A senhora de quarenta e tal anos, vizinha de Dona Albertina há menos de dez anos, com dois filhos ainda para criar, chorou e quis dizer-me: “A sua mãe faz-me tanta falta!”. Dá tristeza, mas é tão bonito ouvir dizer isto da nossa própria mãe.
A Dona Albertina faz falta a muita gente. Porque soube sempre ser uma católica praticante. De ir à missa, mas mais do que isso, de estender a mão a quem parece não ter chegado a mão de Deus.
Dona Albertina começou há mais de 78 anos, em Cinfães do Douro, e cresceu no Ameal, um bairro de vivendas geminadas, mandado construir por Salazar para os funcionários do Estado. Nessa altura, os homens já preparavam a segunda guerra mundial e o país “orgulhosamente só” vivia na pobreza. Foi assim que ela cresceu e conheceu o José Baldaia, da freguesia de Santo Isidoro na aldeia da Livração no Marco de Canavezes.
A vida a dois, e depois a 3,4,5,6,7,8,9,10 e, finalmente, a 11, foi feita paredes meias com o Regado, um bairro social, também mandado construir por Salazar junto às vivendas para que os deserdados do regime pudessem “aprender” com a classe média que se formava.

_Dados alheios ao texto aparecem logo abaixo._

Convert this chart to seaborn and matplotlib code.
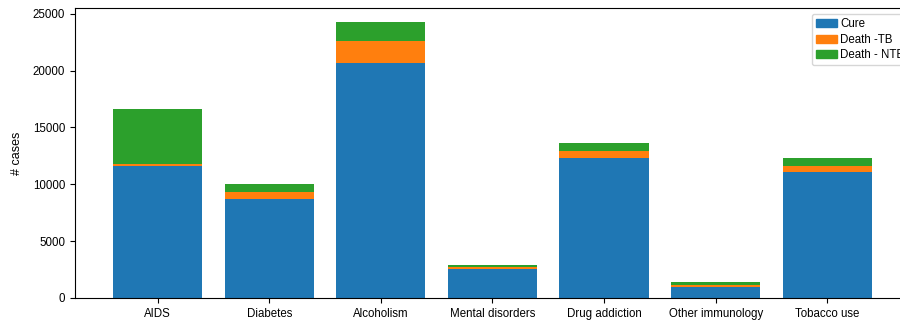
import pandas as pd
import seaborn as sns
import matplotlib.pyplot as plt
from matplotlib.patches import Patch

# values
categories = ['AIDS', 'Diabetes', 'Alcoholism', 'Mental disorders',
              'Drug addiction', 'Other immunology', 'Tobacco use']
cure = [11600, 8700, 20700, 2550, 12350, 1000, 11050]
death_tb = [200, 650, 1900, 180, 600, 130, 600]
death_ntb = [4800, 700, 1700, 180, 700, 270, 650]

plt.rcParams['font.family'] = ['Liberation Sans', 'DejaVu Sans']
plt.rcParams['font.size'] = 8.3

df = pd.DataFrame({'disease': categories, 'Cure': cure,
                   'Death -TB': death_tb, 'Death - NTB': death_ntb})
# stacked bars: draw cumulative totals, tallest first
df['tb_top'] = df['Cure'] + df['Death -TB']
df['ntb_top'] = df['tb_top'] + df['Death - NTB']

fig = plt.figure(figsize=(9, 3.23), dpi=100)
ax = fig.add_axes([0.0833, 0.0774, 1.011 - 0.0833, 0.975 - 0.0774])

colors = ['#1f77b4', '#ff7f0e', '#2ca02c']
sns.barplot(data=df, x='disease', y='ntb_top', color=colors[2], saturation=1, width=0.8, linewidth=0, ax=ax)
sns.barplot(data=df, x='disease', y='tb_top', color=colors[1], saturation=1, width=0.8, linewidth=0, ax=ax)
sns.barplot(data=df, x='disease', y='Cure', color=colors[0], saturation=1, width=0.8, linewidth=0, ax=ax)

ax.set_xlim(-0.74, 6.74)
ax.set_ylim(0, 25500)
ax.set_xlabel('')
ax.set_ylabel('# cases', fontsize=9, labelpad=7)

handles = [Patch(color=c) for c in colors]
ax.legend(handles, ['Cure', 'Death -TB', 'Death - NTB'], loc='upper left',
          bbox_to_anchor=(0.8826, 0.979), borderaxespad=0,
          handlelength=1.8, handletextpad=0.3, labelspacing=0.3, borderpad=0.35)

fig.savefig('out.png', dpi=100)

Dona Albertina não era salazarenta, nem pouco mais ou menos, mas foi quem melhor soube olhar para os mais fracos do bairro vizinho. Toda a vida a vi olhando por crianças do Regado e por mães a quem não foi ensinado o papel de mãe ou vitimas de casamentos sem sentido. Para elas, a Dona Albertina sempre teve uma palavra de apoio. E, nos casos mais graves, roupa e comida. A Dona Albertina, assim tratada com respeito e carinho por estas mulheres, faz falta a muita gente.
Dona Albertina criou nove filhos, muitas vezes em grandes dificuldades, e a todos ensinou que a honestidade e o trabalho são virtudes com que um Homem, mesmo que não tenha mais nada, consegue viver de cabeça erguida.

Ela deu tudo isto ao país e em troca recebeu, apenas, uma pequena pensão de sobrevivência. Não se queixava. Também nos ensinou que mais importante que o que se ganha é o que se poupa.
Dona Albertina fez, apenas, a quarta classe, mas nunca deixou de ler poesia. A mim enviou-me há uns anos um poema de Torga (Recomeça, sempre) e eu retive o final:
“És Homem, não te esqueças,
Só é tua a loucura,
Onde com lucidez te reconheças.”
A Dona Albertina nunca foi de desistir. Venceu cancros, sujeitou-se a cirurgias várias e em poucos dias esteve de volta às lides da casa. Encontrou forças e ganhou tempo para apoiar cada um dos filhos. Foi assim até sábado passado.
Faz 79 anos no dia de Páscoa. Se a história dos milagres é verdadeira, ela vai voltar.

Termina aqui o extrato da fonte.